En efecto, tratar de interpretar las acciones presidenciales en las materias relativas al plebiscito como desacopladas del mapa político general no parece demasiado productivo. El factor que sobredetermina la realidad política presente es el estado de reorganización sociopolítica tras el colapso del ciclo precedente y dicha reorganización se está llevando a cabo, en paralelo, en la conformación de una alianza de gobierno y del proceso constituyente.
El Presidente, por lo tanto, no ha dejado de ensayar una alquimia que le permita ostentar una base de sustento suficiente y esa es un necesidad que, aunque trasciende al resultado de septiembre, no puede desacoplarse del proceso constituyente.
Así las cosas, el esmero de Boric en sumar voces al apruebo, aun cuando éstas sean vistas como una victoria pírrica por parte de los integristas y octubristas, tiene un objetivo más político que electoral.
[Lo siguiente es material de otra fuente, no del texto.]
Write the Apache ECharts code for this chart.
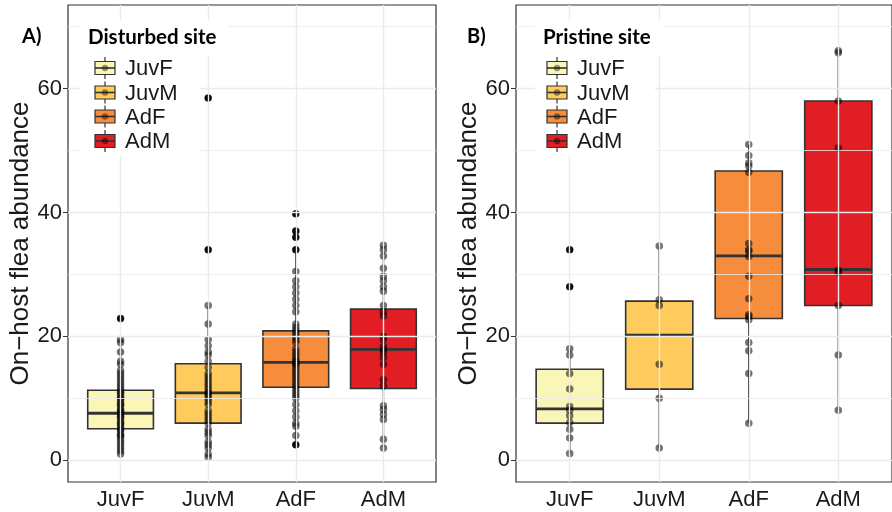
<!DOCTYPE html>
<html><head><meta charset="utf-8">
<script src="https://cdn.jsdelivr.net/npm/echarts@6/dist/echarts.min.js"></script>
<style>html,body{margin:0;padding:0;background:#fff}#c{width:892px;height:512px}</style>
</head><body><div id="c"></div>
<script>
// ---------- data ----------
const categories = ['JuvF', 'JuvM', 'AdF', 'AdM'];
const boxColors = ['#F9F6B8', '#FECB5C', '#F58D3D', '#E01E24'];
const yTicks = [0, 20, 40, 60];
const yMinorTicks = [10, 30, 50, 70];
const panelTitles = ['Disturbed site', 'Pristine site'];
const panelTags = ['A)', 'B)'];
const yTitle = 'On\u2212host flea abundance';

// box stats: [whiskerLow, Q1, median, Q3, whiskerHigh]
const disturbedBox = [
  [1.0, 5.1, 7.6, 11.3, 19.5],
  [0.5, 6.0, 10.9, 15.6, 25.0],
  [2.6, 11.8, 15.8, 20.9, 33.8],
  [2.0, 11.6, 17.9, 24.4, 34.7]
];
const pristineBox = [
  [1.1, 6.0, 8.3, 14.7, 18.0],
  [2.0, 11.5, 20.2, 25.7, 34.6],
  [6.0, 22.9, 33.0, 46.7, 51.0],
  [8.1, 25.0, 30.8, 58.0, 66.1]
];

// individual observations
const disturbedJuvF = [22.9, 19.5, 19, 17.5, 16, 15.5, 14.5, 14, 13.5, 13, 12.5, 12, 11.5, 11, 11, 10.5, 10, 10, 9.5, 9, 9, 8.5, 8, 8, 7.5, 7.5, 7, 7, 6.5, 6, 6, 5.5, 5, 5, 4.5, 4, 4, 3.5, 3, 2.5, 2, 1.5, 1];
const disturbedJuvM = [58.5, 34, 25, 22, 19.5, 18.5, 17.5, 17, 16, 15, 14, 13.5, 13, 12.5, 12, 11.5, 11, 10.8, 10.5, 10, 9.5, 9, 8, 7.5, 7, 6.5, 6, 5, 4.5, 4, 3, 2.5, 2, 1, 0.5];
const disturbedAdF = [39.8, 37, 36, 34, 30.5, 29, 28, 27, 26, 25, 24, 22, 21.5, 21, 20.5, 20, 19.5, 19, 18, 17.5, 17, 16.5, 16, 16, 15.5, 15.5, 15, 14.5, 14, 13.5, 13, 12.5, 12, 11.5, 11, 10.5, 10, 9, 8, 7, 6, 5.5, 4, 2.5];
const disturbedAdM = [34.7, 34, 33, 31, 29.7, 29, 28, 27.3, 25, 24, 23.3, 20, 19.5, 18.4, 17.9, 17.4, 16.6, 15.5, 13, 12, 8.8, 8.2, 7.4, 6.6, 3.4, 2];
const pristineJuvF = [34, 28, 18, 17, 14, 11.5, 8.7, 8.1, 7.2, 6.1, 5, 3.6, 1.1];
const pristineJuvM = [34.6, 25.9, 25, 15.5, 10, 2];
const pristineAdF = [51, 49.2, 48, 47.5, 46.5, 35, 34, 33.8, 32.9, 29.7, 26.1, 23.5, 23.2, 22.7, 19, 17.7, 14, 6];
const pristineAdM = [66.1, 65.8, 58, 50.4, 30.7, 30.3, 25, 17, 8.1];

const disturbedPoints = [disturbedJuvF, disturbedJuvM, disturbedAdF, disturbedAdM];
const pristinePoints = [pristineJuvF, pristineJuvM, pristineAdF, pristineAdM];

// ---------- build ----------
const chart = echarts.init(document.getElementById('c'), null, {renderer: 'canvas'});
const FONT = 'Liberation Sans, Arial, sans-serif';
const TITLEFONT = 'Lato, sans-serif';
const catPos = categories.map((c, i) => i + 1);

const grids = [
  {left: 68, top: 5, width: 368, height: 477},
  {left: 516, top: 5, width: 382, height: 477}
];

function renderBox(params, api) {
  const i = api.value(0);
  const x = api.coord([i, api.value(3)])[0];
  const w = api.size([0.75, 0])[0];
  const yLo = api.coord([i, api.value(1)])[1];
  const yQ1 = api.coord([i, api.value(2)])[1];
  const yMed = api.coord([i, api.value(3)])[1];
  const yQ3 = api.coord([i, api.value(4)])[1];
  const yHi = api.coord([i, api.value(5)])[1];
  const stroke = '#333333';
  return {
    type: 'group',
    children: [
      {type: 'line', shape: {x1: x, y1: yHi, x2: x, y2: yQ3}, style: {stroke, lineWidth: 1.5}},
      {type: 'line', shape: {x1: x, y1: yQ1, x2: x, y2: yLo}, style: {stroke, lineWidth: 1.5}},
      {type: 'rect', shape: {x: x - w / 2, y: yQ3, width: w, height: yQ1 - yQ3},
        style: {fill: boxColors[params.dataIndex], stroke, lineWidth: 1.6}},
      {type: 'line', shape: {x1: x - w / 2, y1: yMed, x2: x + w / 2, y2: yMed}, style: {stroke, lineWidth: 2.8}}
    ]
  };
}

const xAxes = [], yAxes = [], series = [], graphics = [];
[disturbedBox, pristineBox].forEach((boxes, g) => {
  const pts = g === 0 ? disturbedPoints : pristinePoints;
  xAxes.push({
    type: 'value', gridIndex: g, min: 0.4, max: 4.6,
    axisLine: {show: false},
    axisTick: {show: true, customValues: catPos, length: 5, lineStyle: {color: '#333', width: 1}},
    axisLabel: {show: true, customValues: catPos, margin: 7, fontSize: 22, color: '#1a1a1a', fontFamily: FONT,
      formatter: v => categories[Math.round(v) - 1] || ''},
    splitLine: {show: false}
  });
  yAxes.push({
    type: 'value', gridIndex: g, min: -3.5, max: 73.5,
    name: yTitle, nameLocation: 'middle', nameRotate: 90, nameGap: 34,
    nameTextStyle: {fontSize: 26, color: '#1a1a1a', fontFamily: FONT},
    axisLine: {show: false},
    axisTick: {show: true, customValues: yTicks, length: 5, lineStyle: {color: '#333', width: 1}},
    axisLabel: {show: true, customValues: yTicks, margin: 6, fontSize: 22, color: '#1a1a1a', fontFamily: FONT},
    splitLine: {show: false}
  });
  // gridlines
  const ml = [];
  yMinorTicks.forEach(v => ml.push({yAxis: v, lineStyle: {color: '#EBEBEB', width: 0.8, type: 'solid'}}));
  yTicks.forEach(v => ml.push({yAxis: v, lineStyle: {color: '#EBEBEB', width: 1.4, type: 'solid'}}));
  catPos.forEach(v => ml.push({xAxis: v, lineStyle: {color: '#EBEBEB', width: 1.4, type: 'solid'}}));
  series.push({
    type: 'scatter', xAxisIndex: g, yAxisIndex: g, data: [], z: 1, silent: true,
    markLine: {silent: true, symbol: ['none', 'none'], label: {show: false}, animation: false, data: ml}
  });
  // boxes
  series.push({
    type: 'custom', xAxisIndex: g, yAxisIndex: g, z: 2, silent: true,
    renderItem: renderBox,
    encode: {x: 0, y: [1, 2, 3, 4, 5]},
    data: boxes.map((b, i) => [i + 1].concat(b))
  });
  // outliers (solid black)
  const outl = [];
  pts.forEach((arr, i) => arr.forEach(v => {
    if (v < boxes[i][0] - 0.05 || v > boxes[i][4] + 0.05) outl.push([i + 1, v]);
  }));
  series.push({
    type: 'scatter', xAxisIndex: g, yAxisIndex: g, z: 3, silent: true,
    symbolSize: 7, itemStyle: {color: '#151515', opacity: 1}, data: outl
  });
  // all points, translucent
  const all = [];
  pts.forEach((arr, i) => arr.forEach(v => all.push([i + 1, v])));
  series.push({
    type: 'scatter', xAxisIndex: g, yAxisIndex: g, z: 4, silent: true,
    symbolSize: 7.5, itemStyle: {color: 'rgba(0,0,0,0.55)', opacity: 1}, data: all
  });
});

// legends & panel labels (drawn as graphics)
const legendLayout = [
  {tagX: 22, titleX: 88, bgX: 80, bgW: 148, keyX: 105, textX: 125},
  {tagX: 467, titleX: 543, bgX: 535, bgW: 128, keyX: 557, textX: 577}
];
const keyYs = [68, 92.5, 116.5, 141];
legendLayout.forEach((L, g) => {
  graphics.push({type: 'rect', z: 50, shape: {x: L.bgX, y: 20, width: L.bgW, height: 36}, style: {fill: '#fff'}});
  graphics.push({type: 'rect', z: 50, shape: {x: L.bgX, y: 52, width: 120, height: 104}, style: {fill: '#fff'}});
  graphics.push({type: 'text', z: 60, x: L.tagX, y: 37, style: {text: panelTags[g], font: 'bold 20px ' + TITLEFONT, fill: '#000', verticalAlign: 'middle'}});
  graphics.push({type: 'text', z: 60, x: L.titleX, y: 37, style: {text: panelTitles[g], font: 'bold 20.5px ' + TITLEFONT, fill: '#000', verticalAlign: 'middle'}});
  categories.forEach((c, i) => {
    const y = keyYs[i];
    graphics.push({type: 'line', z: 60, shape: {x1: L.keyX, y1: y - 11, x2: L.keyX, y2: y + 11}, style: {stroke: '#333', lineWidth: 1.2}});
    graphics.push({type: 'rect', z: 61, shape: {x: L.keyX - 10, y: y - 6.5, width: 20, height: 13}, style: {fill: boxColors[i], stroke: '#333', lineWidth: 1.2}});
    graphics.push({type: 'line', z: 62, shape: {x1: L.keyX - 10, y1: y, x2: L.keyX + 10, y2: y}, style: {stroke: '#333', lineWidth: 1.6}});
    graphics.push({type: 'circle', z: 63, shape: {cx: L.keyX, cy: y, r: 3.2}, style: {fill: 'rgba(0,0,0,0.4)'}});
    graphics.push({type: 'text', z: 63, x: L.textX, y: y + 1, style: {text: c, font: '22px ' + FONT, fill: '#1a1a1a', verticalAlign: 'middle'}});
  });
});

chart.setOption({
  animation: false,
  backgroundColor: '#ffffff',
  grid: grids.map(g => Object.assign({show: true, borderColor: '#333333', borderWidth: 1.2, backgroundColor: '#ffffff'}, g)),
  xAxis: xAxes,
  yAxis: yAxes,
  series: series,
  graphic: graphics
});
</script>
</body></html>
El día 5 de septiembre la propuesta constitucional de la convención citada al efecto podrá ser validada o desechada, pero la persona a cargo del país ese día será la misma que el día previo. Con eso en mente, las selfies con el niño símbolo de los 30 años y los recurrentes esfuerzos por sumar y alabar a ese nuevo placer culpable de la generación de relevo, Michelle Bachelet, no se explican sólo como intentos por sumar votos al apruebo, sino más bien por el efecto potencial en la ampliación de la cancha en la que puede jugar el Gobierno el día después del plebiscito.
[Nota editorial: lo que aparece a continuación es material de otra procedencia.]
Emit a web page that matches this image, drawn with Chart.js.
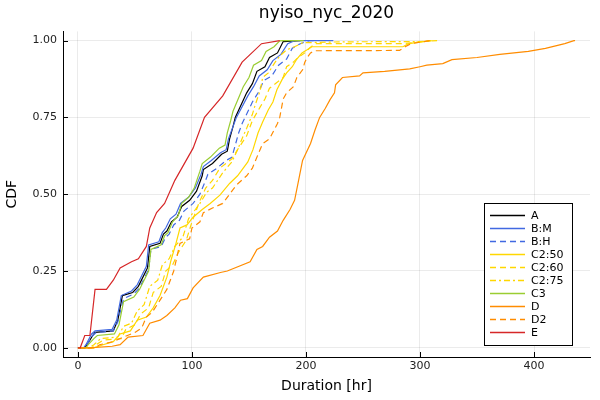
<!DOCTYPE html>
<html>
<head>
<meta charset="utf-8">
<script src="https://cdn.jsdelivr.net/npm/chart.js@4"></script>
<style>
  html, body { margin: 0; padding: 0; background: #fff; }
  #wrap { width: 600px; height: 400px; }
</style>
</head>
<body>
<div id="wrap"><canvas id="chart" width="600" height="400"></canvas></div>
<script>
const FONT = 'DejaVu Sans'

const labels = ['A', 'B:M', 'B:H', 'C2:50', 'C2:60', 'C2:75', 'C3', 'D', 'D2', 'E']
const xTicks = [0, 100, 200, 300, 400]
const yTicks = [0, 0.25, 0.5, 0.75, 1]

// duration [hr] / cdf pairs
const aHr  = [0, 6, 8, 13, 15, 31, 35, 39, 48, 53, 57, 61, 63, 72, 75, 78, 82, 87, 91, 98, 104, 109, 110, 118, 126, 131, 133, 136, 138, 148, 153, 157, 164, 168, 175, 180, 195]
const aCdf = [0, 0, 0.01, 0.04, 0.05, 0.055, 0.09, 0.17, 0.18, 0.2, 0.23, 0.26, 0.33, 0.34, 0.37, 0.38, 0.41, 0.425, 0.46, 0.48, 0.51, 0.56, 0.58, 0.6, 0.63, 0.64, 0.68, 0.72, 0.75, 0.83, 0.86, 0.9, 0.915, 0.945, 0.96, 0.997, 1]

const bmHr  = [0, 5, 7, 12, 15, 30, 34, 38, 47, 52, 56, 60, 62, 71, 74, 77, 81, 86, 90, 97, 103, 108, 110, 117, 125, 130, 132, 136, 139, 149, 154, 159, 166, 171, 178, 184, 190, 224]
const bmCdf = [0, 0, 0.01, 0.045, 0.055, 0.06, 0.09, 0.17, 0.185, 0.205, 0.235, 0.265, 0.335, 0.345, 0.375, 0.39, 0.42, 0.435, 0.47, 0.49, 0.52, 0.565, 0.59, 0.61, 0.635, 0.645, 0.68, 0.72, 0.75, 0.82, 0.85, 0.885, 0.905, 0.935, 0.955, 0.99, 1, 1]

const bhHr  = [0, 6, 8, 13, 16, 31, 35, 40, 49, 54, 58, 62, 64, 73, 77, 80, 84, 89, 93, 101, 107, 112, 114, 122, 130, 135, 138, 141, 144, 153, 158, 163, 170, 176, 183, 188, 195, 203, 208]
const bhCdf = [0, 0, 0.01, 0.04, 0.05, 0.055, 0.085, 0.16, 0.175, 0.195, 0.225, 0.255, 0.32, 0.33, 0.36, 0.37, 0.4, 0.415, 0.445, 0.47, 0.5, 0.545, 0.565, 0.585, 0.61, 0.62, 0.66, 0.7, 0.73, 0.8, 0.83, 0.87, 0.885, 0.92, 0.94, 0.975, 0.99, 1, 1]

const c50Hr  = [0, 14, 22, 31, 37, 46, 52, 60, 66, 72, 78, 82, 86, 89.5, 95.6, 101, 109, 116, 124.5, 133, 140, 149, 153.5, 158, 162, 167, 171, 174.5, 179, 183, 188, 192, 196.5, 201, 205, 285, 290, 310]
const c50Cdf = [0, 0, 0.01, 0.02, 0.045, 0.055, 0.09, 0.1, 0.13, 0.17, 0.23, 0.29, 0.34, 0.39, 0.4, 0.425, 0.45, 0.47, 0.497, 0.535, 0.56, 0.605, 0.645, 0.7, 0.735, 0.775, 0.8, 0.84, 0.873, 0.895, 0.915, 0.94, 0.96, 0.97, 0.98, 0.98, 0.99, 1]

const c60Hr  = [0, 12, 16, 22, 38, 42, 50, 55, 62, 66, 73, 77, 83, 88, 95, 100, 106, 112, 118, 124.5, 135, 140, 148, 153, 160, 164, 168, 175, 180, 183, 189, 193, 199, 203, 208, 285, 310]
const c60Cdf = [0, 0, 0.01, 0.025, 0.03, 0.06, 0.075, 0.11, 0.13, 0.18, 0.2, 0.25, 0.27, 0.31, 0.35, 0.41, 0.47, 0.52, 0.545, 0.585, 0.615, 0.645, 0.69, 0.74, 0.785, 0.81, 0.845, 0.865, 0.88, 0.915, 0.93, 0.945, 0.96, 0.975, 0.99, 0.99, 1]

const c75Hr  = [0, 10, 14, 20, 35, 40, 47, 52, 58, 63, 70, 74, 80, 85, 92, 97, 107, 113, 118, 127, 135, 140, 145, 148, 153, 155, 160, 162, 167, 173, 177, 183, 190, 197, 230, 300, 315]
const c75Cdf = [0, 0, 0.01, 0.03, 0.035, 0.07, 0.08, 0.12, 0.14, 0.2, 0.22, 0.27, 0.29, 0.33, 0.36, 0.42, 0.47, 0.507, 0.52, 0.57, 0.605, 0.645, 0.69, 0.715, 0.76, 0.785, 0.84, 0.88, 0.895, 0.93, 0.95, 0.97, 0.98, 0.993, 0.996, 0.997, 1]

const c3Hr  = [0, 7, 9, 14, 17, 32, 36, 40, 49, 54, 58, 62, 64, 73, 76, 79, 83, 88, 91, 97, 102, 107, 109, 116, 124, 129, 131, 134, 136, 145, 150, 154, 161, 165, 172, 177, 180, 198]
const c3Cdf = [0, 0, 0.01, 0.03, 0.04, 0.045, 0.075, 0.15, 0.165, 0.19, 0.22, 0.25, 0.32, 0.335, 0.365, 0.375, 0.41, 0.43, 0.47, 0.49, 0.52, 0.575, 0.6, 0.62, 0.65, 0.66, 0.7, 0.74, 0.77, 0.85, 0.88, 0.92, 0.935, 0.965, 0.98, 0.999, 1, 1]

const dHr  = [0, 10, 30, 37, 44, 57, 63, 72, 78, 85, 90, 96, 101, 110, 125, 131, 151, 157, 162, 168, 175, 180, 186, 190, 193, 197, 204, 208, 212, 217, 221, 225, 226, 232, 247, 250, 269, 291, 300, 306, 320, 328, 350, 370, 395, 410, 427, 435, 436]
const dCdf = [0, 0, 0.005, 0.01, 0.035, 0.04, 0.08, 0.09, 0.105, 0.13, 0.155, 0.16, 0.195, 0.23, 0.245, 0.25, 0.28, 0.32, 0.33, 0.36, 0.38, 0.415, 0.45, 0.48, 0.535, 0.61, 0.665, 0.71, 0.75, 0.78, 0.807, 0.83, 0.856, 0.88, 0.885, 0.895, 0.9, 0.908, 0.915, 0.92, 0.925, 0.938, 0.945, 0.955, 0.965, 0.975, 0.99, 1, 1]

const d2Hr  = [0, 15, 19, 31, 40, 50, 56, 60, 65, 72, 78, 84, 89.5, 98, 100, 107, 110, 118, 127, 139, 148, 153, 158, 162, 168, 175, 177, 180, 183, 189, 192, 197, 199, 201, 204, 208, 282, 287, 292, 309]
const d2Cdf = [0, 0, 0.01, 0.02, 0.035, 0.05, 0.065, 0.1, 0.115, 0.155, 0.19, 0.25, 0.34, 0.355, 0.39, 0.41, 0.44, 0.455, 0.47, 0.53, 0.56, 0.585, 0.63, 0.665, 0.68, 0.73, 0.75, 0.81, 0.83, 0.85, 0.88, 0.905, 0.93, 0.945, 0.96, 0.967, 0.968, 0.98, 0.99, 1]

const eHr  = [0, 2, 6, 10.5, 15, 25, 31, 37, 47, 53, 60, 63, 69, 76, 82, 85, 101, 111, 127, 144, 161, 177]
const eCdf = [0, 0, 0.04, 0.04, 0.19, 0.19, 0.22, 0.26, 0.28, 0.29, 0.33, 0.39, 0.44, 0.47, 0.52, 0.545, 0.65, 0.75, 0.82, 0.93, 0.99, 1]

const seriesHr  = [aHr, bmHr, bhHr, c50Hr, c60Hr, c75Hr, c3Hr, dHr, d2Hr, eHr]
const seriesCdf = [aCdf, bmCdf, bhCdf, c50Cdf, c60Cdf, c75Cdf, c3Cdf, dCdf, d2Cdf, eCdf]

const COLORS = ['#000000', '#4169e1', '#4169e1', '#ffd700', '#ffd700', '#ffd700', '#9acd32', '#ff8c00', '#ff8c00', '#d62728']
const DASHES = [[], [], [6, 4], [], [6, 4], [6, 3, 2, 3], [], [], [6, 4], []]

const datasets = labels.map((name, i) => ({
    label: name,
    data: seriesHr[i].map((h, k) => ({x: h, y: seriesCdf[i][k]})),
    borderColor: COLORS[i],
    borderDash: DASHES[i],
    borderWidth: 1.2,
    pointRadius: 0,
    fill: false,
    tension: 0,
    order: labels.length - i   // later series on top, like the original
}))

// small tick marks drawn inwards from the axes
const innerTicks = {
    id: 'innerTicks',
    afterDraw(chart) {
        const {ctx, chartArea, scales} = chart
        ctx.save()
        ctx.strokeStyle = '#000'
        ctx.lineWidth = 1
        ctx.beginPath()
        xTicks.forEach(v => {
            const px = Math.round(scales.x.getPixelForValue(v)) + 0.5
            ctx.moveTo(px, chartArea.bottom)
            ctx.lineTo(px, chartArea.bottom - 5)
        })
        yTicks.forEach(v => {
            const py = Math.round(scales.y.getPixelForValue(v)) + 0.5
            ctx.moveTo(chartArea.left, py)
            ctx.lineTo(chartArea.left + 5, py)
        })
        ctx.stroke()
        ctx.restore()
    }
}

// legend box in the lower right corner of the plot
const boxLegend = {
    id: 'boxLegend',
    afterDraw(chart) {
        const ctx = chart.ctx
        const x0 = 484, y0 = 203, w = 88, h = 142
        ctx.save()
        ctx.fillStyle = '#fff'
        ctx.fillRect(x0, y0, w, h)
        ctx.strokeStyle = '#000'
        ctx.lineWidth = 1
        ctx.strokeRect(x0 + 0.5, y0 + 0.5, w, h)
        ctx.font = '11px ' + FONT
        ctx.textBaseline = 'middle'
        labels.forEach((name, i) => {
            const y = y0 + 12.5 + i * 13
            ctx.strokeStyle = COLORS[i]
            ctx.lineWidth = 1.3
            ctx.setLineDash(DASHES[i])
            ctx.beginPath()
            ctx.moveTo(x0 + 6, y)
            ctx.lineTo(x0 + 41, y)
            ctx.stroke()
            ctx.setLineDash([])
            ctx.fillStyle = '#000'
            ctx.fillText(name, x0 + 47, y + 0.5)
        })
        ctx.restore()
    }
}

new Chart(document.getElementById('chart'), {
    type: 'line',
    data: {datasets: datasets},
    plugins: [innerTicks, boxLegend],
    options: {
        responsive: false,
        animation: false,
        layout: {padding: {left: 0, right: 10, top: 0, bottom: 0}},
        plugins: {
            legend: {display: false},
            tooltip: {enabled: false},
            title: {
                display: true,
                text: 'nyiso_nyc_2020',
                fullSize: false,
                color: '#000',
                font: {family: FONT, size: 17, weight: 'normal'},
                padding: {top: 3, bottom: 8}
            }
        },
        scales: {
            x: {
                type: 'linear',
                min: -13.1,
                max: 449.1,
                afterBuildTicks: s => { s.ticks = xTicks.map(v => ({value: v})) },
                afterFit: s => { s.height = 43 },
                ticks: {
                    color: '#222',
                    font: {family: FONT, size: 11},
                    padding: 3,
                    maxRotation: 0
                },
                grid: {color: 'rgba(0,0,0,0.08)', lineWidth: 1, drawTicks: false},
                border: {color: '#000', width: 1},
                title: {
                    display: true,
                    text: 'Duration [hr]',
                    color: '#000',
                    font: {family: FONT, size: 14},
                    padding: {top: 0, bottom: 5}
                }
            },
            y: {
                type: 'linear',
                min: -0.03,
                max: 1.03,
                afterBuildTicks: s => { s.ticks = yTicks.map(v => ({value: v})) },
                afterFit: s => { s.width = 63 },
                ticks: {
                    color: '#222',
                    font: {family: FONT, size: 11},
                    padding: 6,
                    callback: v => v.toFixed(2)
                },
                grid: {color: 'rgba(0,0,0,0.08)', lineWidth: 1, drawTicks: false},
                border: {color: '#000', width: 1},
                title: {
                    display: true,
                    text: 'CDF',
                    color: '#000',
                    font: {family: FONT, size: 14},
                    padding: {top: 4, bottom: 0}
                }
            }
        }
    }
})
</script>
</body>
</html>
Gabriel Boric fue electo presidente tras una primaria y dos vueltas electorales presidenciales. A diferencia de sus predecesores, la base política con la que llegó a La Moneda fue construida de forma progresiva entre todas esas instancias. Pero los números y la realidad política cotidiana han mostrado cuan insuficiente es aún dicha base de sustento. Encabezar la marcha por sumar liderazgos, sensibilidades, tendencias y partidos al apruebo tiene, por lo tanto, más valor para el Gobierno del que tiene para el comando del apruebo.
Porque el día después de la elección, sin importar lo que suceda, Boric podrá llamar al Gobierno a todas aquellas fuerzas que estuvieron por el apruebo y si éstas no fueron suficientes para ganar, pero son más que las que dispone tras su segunda vuelta electoral, habrá obtenido más cuadros y más votos para sostener su Gobierno. Visto así, el plebiscito de septiembre, además de toda su carga simbólica, es también la tercera vuelta electoral para la administración a cargo. Parece razonable que el presidente se esmere en sumar voces a esa empresa.